Kapita and the other Zairian collaborators of Project SIDA wished to return to research, but opportunities following the civil war were limited. Currently, Kapita practices cardiology at the Centre Medical De Kinshasa in Gombe, Kinshasa.

== Partial bibliography ==
- Piot, Peter, et al. (1984-07-14). “ACQUIRED IMMUNODEFICIENCY SYNDROME IN A HETEROSEXUAL POPULATION IN ZAIRE.” The Lancet.
- Mann, Jonathan M., et al. (1986-09-27). “NATURAL HISTORY OF HUMAN IMMUNODEFICIENCY VIRUS INFECTION IN ZAIRE.” The Lancet.
- Colebunders, Robert, et al. (1988-12-31). “BREASTFEEDING AND TRANSMISSION OF HIV.” The Lancet.

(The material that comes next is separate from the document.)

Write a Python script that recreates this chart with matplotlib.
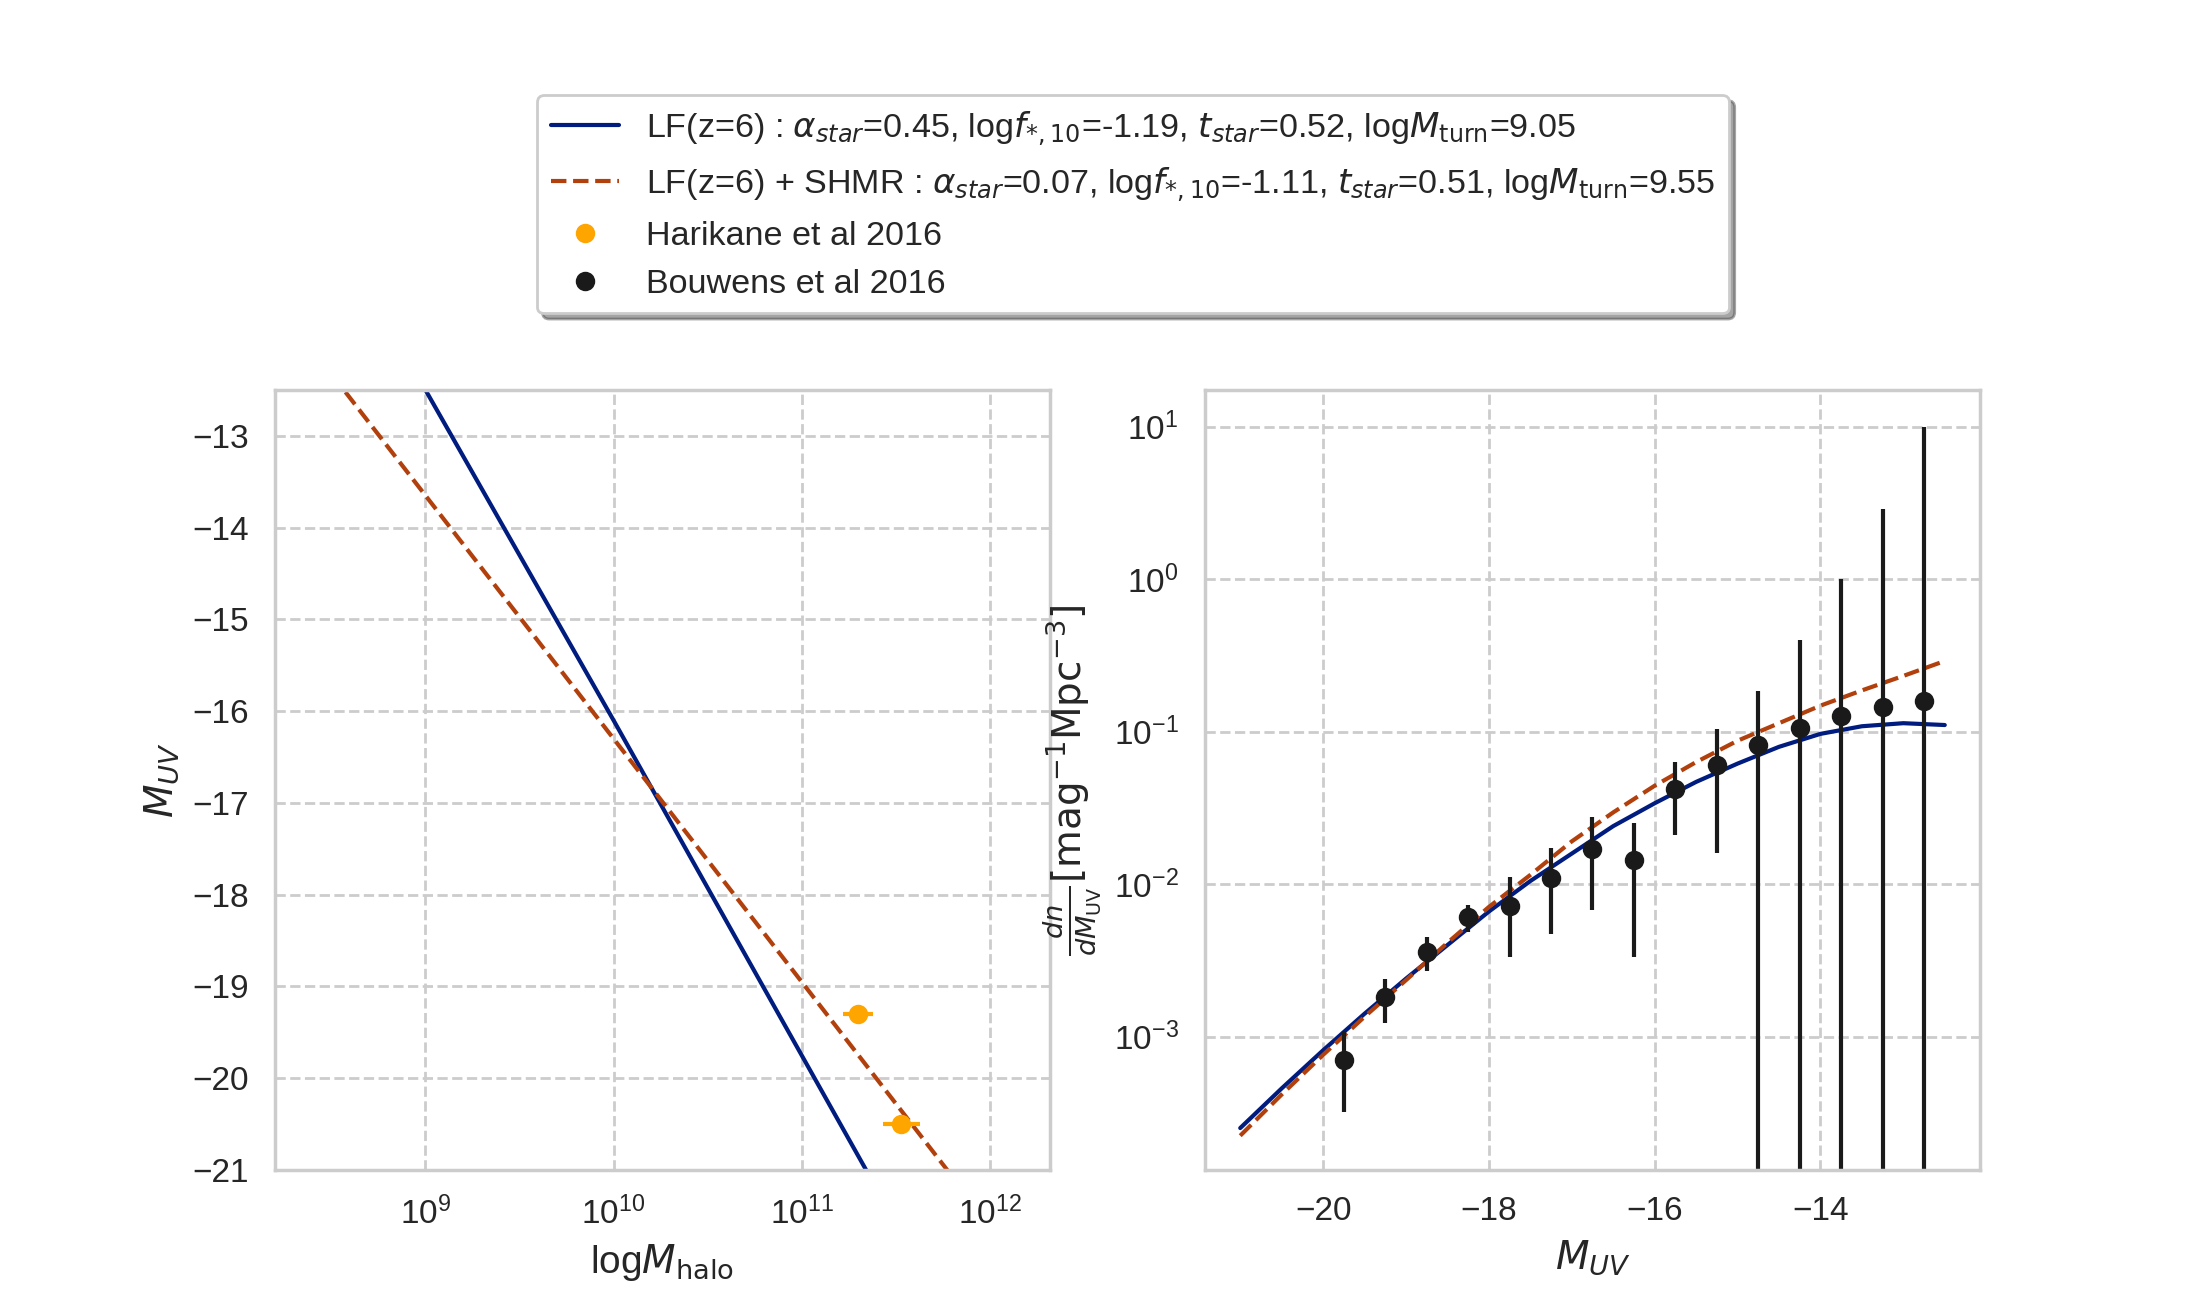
import numpy as np
import matplotlib
matplotlib.use("Agg")
import matplotlib.pyplot as plt
import seaborn as sns
from matplotlib.lines import Line2D

sns.set_theme(style="whitegrid")
plt.rcParams["font.family"] = ["Liberation Sans", "DejaVu Sans"]
plt.rcParams["grid.linestyle"] = "--"
plt.rcParams["xtick.labelsize"] = 12
plt.rcParams["ytick.labelsize"] = 12
plt.rcParams["axes.labelsize"] = 14

BLUE = "#001c7f"
RED = "#b1400d"
DOT = "#1a1a1a"

# ---- left panel: M_UV vs halo mass ----
logm_lf = [8.5, 9.0, 10.0, 11.0, 12.0]
muv_lf = [-10.7, -12.5, -16.1, -19.75, -23.4]
logm_shmr = [8.0, 9.0, 10.0, 11.0, 12.0]
muv_shmr = [-11.0, -13.65, -16.3, -18.95, -21.6]

hari_logm = [11.30, 11.53]
hari_logm_err = [0.08, 0.10]
hari_muv = [-19.3, -20.5]

# ---- right panel: luminosity function ----
lf_muv = [-21.0, -20.5, -20.0, -19.5, -19.0, -18.5, -18.0, -17.5, -17.0,
          -16.5, -16.0, -15.5, -15.0, -14.5, -14.0, -13.5, -13.0, -12.5]
lf_log_phi = [-3.60, -3.34, -3.09, -2.85, -2.62, -2.40, -2.18, -1.98, -1.80,
              -1.62, -1.47, -1.33, -1.21, -1.10, -1.015, -0.965, -0.945, -0.957]
shmr_log_phi = [-3.65, -3.38, -3.12, -2.87, -2.63, -2.385, -2.15, -1.94, -1.72,
                -1.53, -1.355, -1.20, -1.06, -0.945, -0.83, -0.73, -0.635, -0.537]

bou_muv = [-19.75, -19.25, -18.75, -18.25, -17.75, -17.25, -16.75, -16.25,
           -15.75, -15.25, -14.75, -14.25, -13.75, -13.25, -12.75]
bou_phi = [7.0e-4, 1.81e-3, 3.6e-3, 6.05e-3, 7.2e-3, 1.1e-2, 1.71e-2, 1.43e-2,
           4.2e-2, 6.0e-2, 8.15e-2, 0.105, 0.127, 0.146, 0.158]
bou_err = [3.8e-4, 5.9e-4, 9.0e-4, 1.2e-3, 3.9e-3, 6.3e-3, 1.03e-2, 1.1e-2,
           2.1e-2, 4.4e-2, 0.104, 0.295, 0.873, 2.75, 9.84]

lab_lf = (r"LF(z=6) : $\alpha_{star}$=0.45, log$f_{*,10}$=-1.19, "
          r"$t_{star}$=0.52, log$M_{\rm turn}$=9.05")
lab_shmr = (r"LF(z=6) + SHMR : $\alpha_{star}$=0.07, log$f_{*,10}$=-1.11, "
            r"$t_{star}$=0.51, log$M_{\rm turn}$=9.55")

fig, (ax1, ax2) = plt.subplots(1, 2, figsize=(11, 6.5), dpi=200)
fig.subplots_adjust(left=0.125, right=0.9, bottom=0.1, top=0.7, wspace=0.2)

# left
ax1.plot(10 ** np.array(logm_lf), muv_lf, color=BLUE, lw=1.5)
ax1.plot(10 ** np.array(logm_shmr), muv_shmr, color=RED, lw=1.5, ls="--")
hx = 10 ** np.array(hari_logm)
herr = np.array(hari_logm_err)
xerr = [hx - 10 ** (np.array(hari_logm) - herr), 10 ** (np.array(hari_logm) + herr) - hx]
ax1.errorbar(hx, hari_muv, xerr=xerr, fmt="o", color="orange", ms=6, lw=1.5)
ax1.set_xscale("log")
ax1.set_xlim(10 ** 8.2, 10 ** 12.32)
ax1.set_ylim(-21, -12.5)
ax1.set_xlabel(r"log$M_{\rm halo}$")
ax1.set_ylabel(r"$M_{UV}$")
ax1.grid(True, which="major", ls="--")

# right
ax2.plot(lf_muv, 10 ** np.array(lf_log_phi), color=BLUE, lw=1.5)
ax2.plot(lf_muv, 10 ** np.array(shmr_log_phi), color=RED, lw=1.5, ls="--")
ax2.errorbar(bou_muv, bou_phi, yerr=bou_err, fmt="o", color=DOT, ms=6, lw=1.5)
ax2.set_yscale("log")
ax2.set_xlim(-21.425, -12.075)
ax2.set_ylim(10 ** -3.875, 10 ** 1.24)
ax2.set_xlabel(r"$M_{UV}$")
ax2.set_ylabel(r"$\frac{dn}{dM_{\rm UV}}[{\rm mag}^{-1}{\rm Mpc}^{-3}]$")
ax2.grid(True, which="major", ls="--")
ax2.grid(False, which="minor")

handles = [
    Line2D([], [], color=BLUE, lw=1.5),
    Line2D([], [], color=RED, lw=1.5, ls="--"),
    Line2D([], [], color="orange", marker="o", ls="none", ms=6),
    Line2D([], [], color=DOT, marker="o", ls="none", ms=6),
]
labels = [lab_lf, lab_shmr, "Harikane et al 2016", "Bouwens et al 2016"]
fig.legend(handles, labels, loc="upper center", bbox_to_anchor=(0.515, 0.94),
           shadow=True, frameon=True, fontsize=12.3)

fig.savefig("out.png", dpi=200)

- Kapita, Bila M. (1988). SIDA En Afrique.
- N’Galy, Bosenge, et al. (1988-10-27). “Human Immunodeficiency Virus Infection among Employees in an African Hospital.” New England Journal of Medicine.
- Hassig, S. E., et al. (1990) “An Analysis of the Economic Impact of HIV Infection among Patients at Mama Yemo Hospital, Kinshasa, Zaire.” AIDS.
- Piot, P., et al. (1991). “AIDS in Africa: The First Decade and Challenges for the 1990s.” AIDS.
- Piot, Peter, et al. (1992). AIDS in Africa: A Manual for Physicians. World Health Organization.
- Thea, Donald M., et al. (1993-05-01). “Prevalence of Enteric Viruses among Hospital Patients with AIDS in Kinshasa, Zaire.” Transactions of the Royal Society of Tropical Medicine and Hygiene.